One early standout is the delicately flaky lemon rosemary shortbread cookies that come studded with sea salt. Flipping from sweet to savory as they crumble on the tongue, these cookies hit a level of quality that should be coming out of a James Beard Award–nominated kitchen, not a community bakery in Springville.

Scones cookies and pretzels | Arts Café in Springville
Backdoor Bakery entrance | Arts Café in Springville

Ask bakers Allison Duwe or Carol Brucato about the food created at Art’s Café, and they’ll probably muse about trying to harness the power of farm-milled flour, or the magic of sourdough yeast. Foodie signposts may impress some of the customers who come through the door, but everyone behind the café admits it will win over new customers from Springville and the surrounding areas based more on flavor than principle.

“Taste triumphs everything,” Wochensky says. So yeah, the baked goods are among the best in Western New York and beyond, but the Back Door Bakery has provided something much more sacred during trying times: physical congregation.
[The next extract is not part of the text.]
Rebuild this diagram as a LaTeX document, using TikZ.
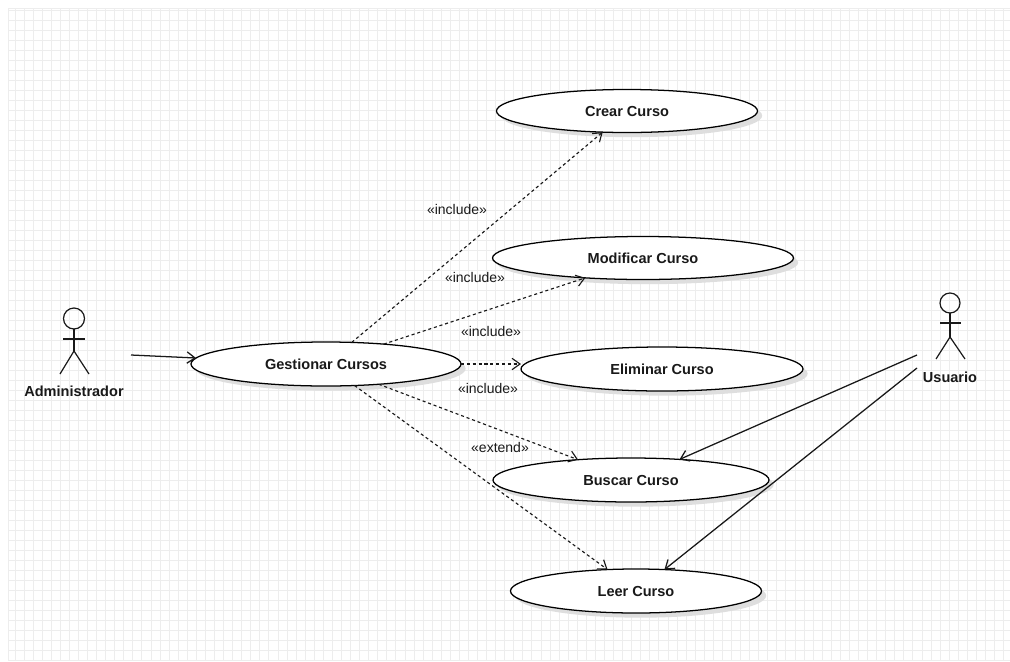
\documentclass[tikz,border=0pt]{standalone}
\usepackage{fontspec}
\setmainfont{Liberation Sans}
\usetikzlibrary{arrows.meta,shapes.geometric,shadows,calc}
\tikzset{
  uc/.style={ellipse, draw=black, line width=0.95pt, fill=white, inner sep=0pt, outer sep=0pt,
    font=\bfseries\fontsize{10.9}{12}\selectfont, text=black!90,
    drop shadow={shadow xshift=3.5pt, shadow yshift=-3.5pt, fill=black!13, opacity=1}},
  dep/.style={dash pattern=on 2.3pt off 2.1pt, line width=0.85pt, draw=black!90,
    -{Straight Barb[length=6pt,width=8.5pt]}},
  assoc/.style={line width=0.95pt, draw=black!90, -{Straight Barb[length=6pt,width=8.5pt]}},
  stereo/.style={font=\fontsize{10.5}{12}\selectfont, text=black!90, inner sep=0pt},
  actorlbl/.style={font=\bfseries\fontsize{10.9}{12}\selectfont, text=black!90, inner sep=0pt},
  gridline/.style={draw=black!7, line width=0.75pt},
  stick/.style={line width=0.9pt, draw=black!90},
}
\begin{document}
\begin{tikzpicture}[x=0.75pt, y=-0.75pt]
\useasboundingbox (0,0) rectangle (1010,661);
\fill[white] (0,0) rectangle (1010,661);
% grid
\foreach \i in {0,...,110} {
  \draw[gridline] ({15+9.07*\i},8) -- ({15+9.07*\i},661);
}
\draw[gridline] (8,8) -- (8,661);
\foreach \j in {1,...,66} {
  \draw[gridline] (8,{10*\j}) -- (1010,{10*\j});
}
\draw[gridline] (8,8) -- (1010,8);

% use cases
\node[uc, minimum width=270*0.75pt, minimum height=44*0.75pt] (gest) at (326,364) {Gestionar Cursos};
\node[uc, minimum width=261*0.75pt, minimum height=43*0.75pt] (crear) at (627,111) {Crear Curso};
\node[uc, minimum width=301*0.75pt, minimum height=43*0.75pt] (modif) at (643,258) {Modificar Curso};
\node[uc, minimum width=282*0.75pt, minimum height=44*0.75pt] (elim) at (662,369) {Eliminar Curso};
\node[uc, minimum width=276*0.75pt, minimum height=44*0.75pt] (buscar) at (631,480) {Buscar Curso};
\node[uc, minimum width=251*0.75pt, minimum height=44*0.75pt] (leer) at (636,591) {Leer Curso};

% actor Administrador
\draw[stick] (74,318.5) circle [radius=10.5];
\draw[stick] (74,329) -- (74,351);
\draw[stick] (63,339) -- (85,339);
\draw[stick] (60,374) -- (74,351) -- (89,374);
\node[actorlbl] (admin) at (74,391) {Administrador};
\coordinate (adminR) at (131,355);

% actor Usuario
\draw[stick] (950,303) circle [radius=10];
\draw[stick] (950,313) -- (950,337);
\draw[stick] (940,323) -- (961,323);
\draw[stick] (936,359) -- (950,337) -- (965,359);
\node[actorlbl] (usuario) at (950,377) {Usuario};
\coordinate (usrA) at (917,355);
\coordinate (usrB) at (917,368);

% connectors
\draw[assoc] (adminR) -- (gest);
\draw[dep] (gest.40) -- (crear.221.6);
\draw[dep] (gest.19) -- (modif.199.4);
\draw[dep] (gest.east) -- (gest.east -| elim.west);
\draw[dep] (gest.-21.3) -- (buscar.159);
\draw[dep] (gest.-37.5) -- (leer.143.4);
\draw[assoc] (usrA) -- (buscar.23.9);
\draw[assoc] (usrB) -- (leer.37.5);

% stereotype labels
\node[stereo] (l1) at (457,209) {«include»};
\node[stereo] (l2) at (475,277) {«include»};
\node[stereo] (l3) at (491,331) {«include»};
\node[stereo] (l4) at (488,388) {«include»};
\node[stereo] (l5) at (500,447) {«extend»};
\end{tikzpicture}
\end{document}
“A lot of the time,” Wochensky says, “people are waiting in line outside because only so many people are allowed in at a time. It’s been really amazing to watch this little thing happen where, even though people can’t sit down and enjoy the space, there’s a mini outdoor café conversation happening. There’s a little bit of introduction going on and they’re kind of standing there waiting, and someone says, ‘I love coming here even though you can’t sit down. It gives you a chance to see people and have a few conversations.’”

In late March, the café was looking to expand its weekend-only takeout operation to include Thursday hours, along with the addition of sandwiches. Wochensky says his team plans to open the café’s front seating area for the Springville Art Crawl on June 5.

Seating area at the Arts Cafe in Springville
Studio and classroom at the Arts Café in Springville

In addition to the beautiful aromas, satisfying baked goods and community bonding, this café is also driven by art, as the name indicates. The main floor features a stage and the basement has a community arts room replete with tables, art supplies and even dramatic lighting. On the roof, a modest garden is meant mostly to provide herbs for the kitchen—but the garden is also an homage to horticultural arts.

Whether it brings us together in wonder, amusement or horror, good art has a unifying effect, and throughout the COVID pandemic that sense of unity through art has been sorely lacking.

Apple founder Steve Jobs was right: Technology alone is not enough.

“It’s technology married with the liberal arts,” Jobs went on to say, “married with the humanities, that yields the results that makes our hearts sing.”